I think it is part of the human nature to shun one's own guilt, but it's so preposterous in the German case. I am sick and tired of that archetypically German trait never to accept responsibility.

I don't know quite HOW many times I have quoted the following by Herman Wouk (including at the forum where we first met). It is from "The Winds of War" and stunning in its astuteness. Wouk lets his protagonist Vicor Henry say: "Roon [a fictitious character] starts on his first page, for instance, exactly as Adolf Hitler started all his speeches: by denouncing the Versailles Treaty as an injustice imposed on an honourable and trusting Germany by the cruel Allies. He does not mention the historical catch to that. German writers seldom do. In 1917 Lenin overthrew the Kerensky government and sued for a separate peace on the eastern front. The Treaty of Brest-Litovsk, dictated by the Germans over a year before the Treaty of Versailles, deprived Russia of a territory much larger than France and England combined, of almost sixty million inhabitants, and of almost all her heavy industry. It was far harsher than the Versailles Treaty.
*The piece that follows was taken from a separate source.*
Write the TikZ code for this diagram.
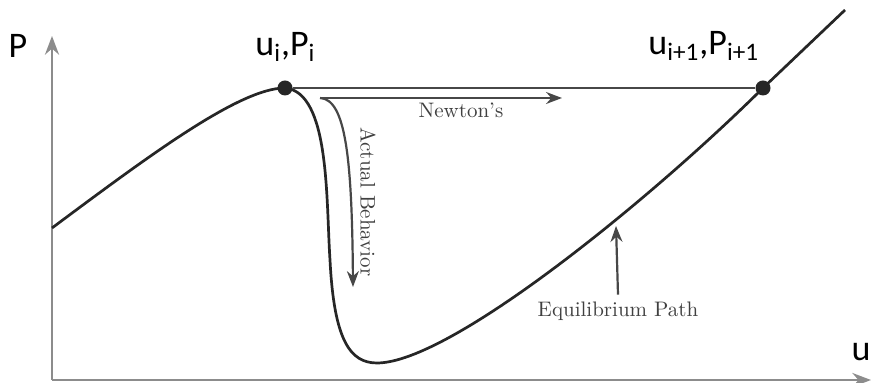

I used to bring up this little fact during my Berlin service, whenever Versailles was mentioned. My German friends were invariably puzzled by the comparison. They thought it made no sense at all. The Treaty of Versailles had happened to them; Brest-Litovsk had happened to the other fellow. In this reaction they were sincere. I cannot explain this national quirk of the Germans ..."
Perversely, after WWII and the Holocaust, this has become worse. Germans define themselves by a staple of anti-American hatred, which I once cynically described as not forgiving them to have freed us and keeping them from finishing the great patriotic deed. It permeates all classes and political hues and its logical outcome is the history revisionism we are watching.

Nothing like Obama's steps in the direction Grant has outlined is a better proof of how anti-American that man is.